Type Seven: Essential Freedom, Joy
Contact with Essential Freedom is a sense of open-ended consciousness, the unlimited possibility to know, experience, and appreciate all of life. This Freedom is limitless and doesn't reject or hold on to anything, but allows everything to creatively arise and unfold in awe. This aspect of True Nature feels like home to me and undergirds the entire, amazing, ever-evolving world full of Joy.
When it feels like I've lost touch with Essential Freedom, I feel constricted, trapped, unfulfilled, and frustrated. Life is no longer full of satisfying options, potentials, and possibilities.

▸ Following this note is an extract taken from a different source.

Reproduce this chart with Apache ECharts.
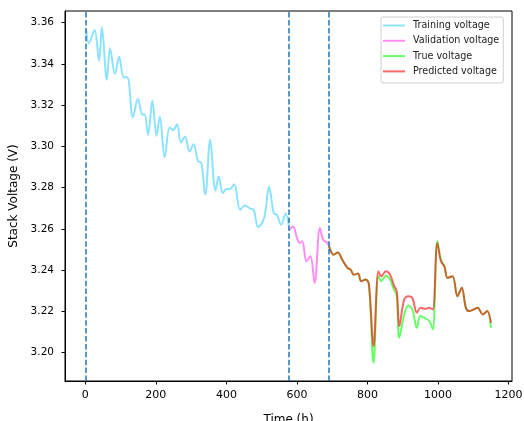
<!DOCTYPE html>
<html>
<head>
<meta charset="utf-8">
<script src="https://cdn.jsdelivr.net/npm/echarts@6/dist/echarts.min.js"></script>
<style>
  html, body { margin: 0; padding: 0; background: #fff; }
  #chart { width: 524px; height: 421px; }
</style>
</head>
<body>
<div id="chart"></div>
<script>
// time (h) / voltage (V)
const trainTime = [3, 10, 26, 39, 47, 61, 70, 84, 96, 109, 119, 135, 149, 162, 168, 178, 190, 202, 211, 225,
  239, 249, 260, 271, 283, 295, 307, 319, 329, 340, 354, 369, 378, 390, 401, 410, 422, 439, 453, 467,
  477, 490, 507, 521, 534, 543, 555, 568, 577];
const trainVolt = [3.3561, 3.3500, 3.3565, 3.3416, 3.3578, 3.3323, 3.3476, 3.3352, 3.3435, 3.3334, 3.3336,
  3.3142, 3.3231, 3.3153, 3.3156, 3.3056, 3.3221, 3.3051, 3.3145, 3.2948, 3.3092, 3.3080, 3.3108, 3.3019,
  3.3048, 3.2975, 3.3011, 3.2930, 3.2919, 3.2766, 3.3032, 3.2786, 3.2854, 3.2774, 3.2795, 3.2793, 3.2817,
  3.2693, 3.2714, 3.2698, 3.2693, 3.2609, 3.2653, 3.2806, 3.2677, 3.2669, 3.2620, 3.2674, 3.2612];

const valTime = [577, 589, 600, 608, 615, 627, 638, 650, 665, 674, 686, 691];
const valVolt = [3.2596, 3.2612, 3.2556, 3.2532, 3.2540, 3.2443, 3.2467, 3.2338, 3.2604, 3.2548, 3.2532, 3.2515];

const testTime = [691, 704, 716, 728, 743, 752, 761, 773, 782, 795, 804, 817, 831, 839, 852, 864, 875, 883,
  890, 904, 916, 927, 940, 950, 963, 976, 985, 998, 1008, 1018, 1027, 1041, 1055, 1067, 1079, 1088,
  1101, 1112, 1127, 1139, 1150];
const trueVolt = [3.2515, 3.2475, 3.2486, 3.2451, 3.2411, 3.2402, 3.2378, 3.2383, 3.2346, 3.2354, 3.2330,
  3.1951, 3.2370, 3.2346, 3.2373, 3.2354, 3.2306, 3.2273, 3.2072, 3.2185, 3.2228, 3.2209, 3.2120, 3.2177,
  3.2167, 3.2152, 3.2112, 3.2540, 3.2451, 3.2418, 3.2362, 3.2370, 3.2273, 3.2314, 3.2217, 3.2201, 3.2209,
  3.2217, 3.2185, 3.2201, 3.2120];
const predVolt = [3.2515, 3.2475, 3.2486, 3.2451, 3.2411, 3.2402, 3.2378, 3.2383, 3.2346, 3.2354, 3.2330,
  3.2031, 3.2394, 3.2370, 3.2394, 3.2378, 3.2325, 3.2297, 3.2128, 3.2257, 3.2273, 3.2265, 3.2193, 3.2217,
  3.2212, 3.2217, 3.2209, 3.2532, 3.2443, 3.2418, 3.2362, 3.2370, 3.2273, 3.2314, 3.2217, 3.2201, 3.2209,
  3.2217, 3.2185, 3.2201, 3.2144];

const splitTimes = [0, 576, 691];
const xTicks = [0, 200, 400, 600, 800, 1000, 1200];
const yTicks = [3.20, 3.22, 3.24, 3.26, 3.28, 3.30, 3.32, 3.34, 3.36];

const zip = (xs, ys) => xs.map((x, i) => [x, ys[i]]);
const font = 'DejaVu Sans';

const lineSeries = (name, xs, ys, color) => ({
  name,
  type: 'line',
  data: zip(xs, ys),
  smooth: 0.35,
  showSymbol: false,
  lineStyle: { color, width: 2 },
  itemStyle: { color },
});

const series = [
  lineSeries('Training voltage', trainTime, trainVolt, 'rgba(0,191,255,0.45)'),
  lineSeries('Validation voltage', valTime, valVolt, 'rgba(255,0,230,0.45)'),
  lineSeries('True voltage', testTime, trueVolt, 'rgba(0,255,0,0.6)'),
  lineSeries('Predicted voltage', testTime, predVolt, 'rgba(255,0,0,0.6)'),
];
series[0].markLine = {
  silent: true,
  symbol: 'none',
  label: { show: false },
  lineStyle: { color: '#1f77b4', type: [5.5, 2.4], width: 1.5 },
  data: splitTimes.map((t) => ({ xAxis: t })),
};

const chart = echarts.init(document.getElementById('chart'));
chart.setOption({
  animation: false,
  textStyle: { fontFamily: font },
  grid: {
    left: 65, top: 11, right: 12, bottom: 40,
    outerBoundsMode: 'none',
    containLabel: false,
    show: true, borderColor: '#000', borderWidth: 1,
  },
  legend: {
    orient: 'vertical',
    left: 381, top: 17,
    padding: [3, 4, 6, 2],
    backgroundColor: '#fff',
    borderColor: '#d0d0d0', borderWidth: 1, borderRadius: 2,
    icon: 'rect',
    itemWidth: 22, itemHeight: 2, itemGap: 4.3,
    textStyle: { fontFamily: font, fontSize: 9.6, color: '#222', lineHeight: 11, padding: [0, 0, 0, 3] },
    data: series.map((s) => s.name),
  },
  xAxis: {
    type: 'value',
    min: -57.6, max: 1209.6,
    name: 'Time (h)', nameLocation: 'middle', nameGap: 33,
    nameTextStyle: { fontFamily: font, fontSize: 12, color: '#000' },
    axisLine: { show: true, onZero: false, lineStyle: { color: '#000' } },
    axisTick: { show: true, customValues: xTicks, length: 3.5, lineStyle: { color: '#000' } },
    axisLabel: { customValues: xTicks, fontSize: 11, color: '#000', margin: 9, formatter: (v) => String(v) },
    splitLine: { show: false },
  },
  yAxis: {
    type: 'value',
    min: 3.1862, max: 3.3657,
    name: 'Stack Voltage (V)', nameLocation: 'middle', nameGap: 40,
    nameTextStyle: { fontFamily: font, fontSize: 12, color: '#000' },
    axisLine: { show: true, onZero: false, lineStyle: { color: '#000' } },
    axisTick: { show: true, customValues: yTicks, length: 3.5, lineStyle: { color: '#000' } },
    axisLabel: {
      customValues: yTicks, fontSize: 10.5, color: '#000', margin: 11,
      formatter: (v) => v.toFixed(2),
    },
    splitLine: { show: false },
  },
  series,
});
</script>
</body>
</html>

So, to try to recreate this sense of freedom and joy, I follow my Life Script "in search of experience" (Riso-Hudson, Core Dynamics Sheets). I am spontaneous, future-oriented, and anticipating, in order to feel contact with that unlimited possibility and freedom. However, the harder I try to do this, but harder I have to try, and this causes me to move down the Levels:
- at the Healthy Levels, I am satisfied, enthusiastic, and engaged;
- at the Average Levels, I become variety-seeking, self-distracted, and dissatisfied; and
- at the Unhealthy Levels, this becomes insatiable, reckless, and overwhelmed.
In trying to find my way back to that sense of Freedom, I get farther and farther away from it, feeling more and more dissatisfied. The ego can't do it—all my planning, anticipating, and pursuing of options can only create a limited version of the real Freedom and Joy which I so desperately seek.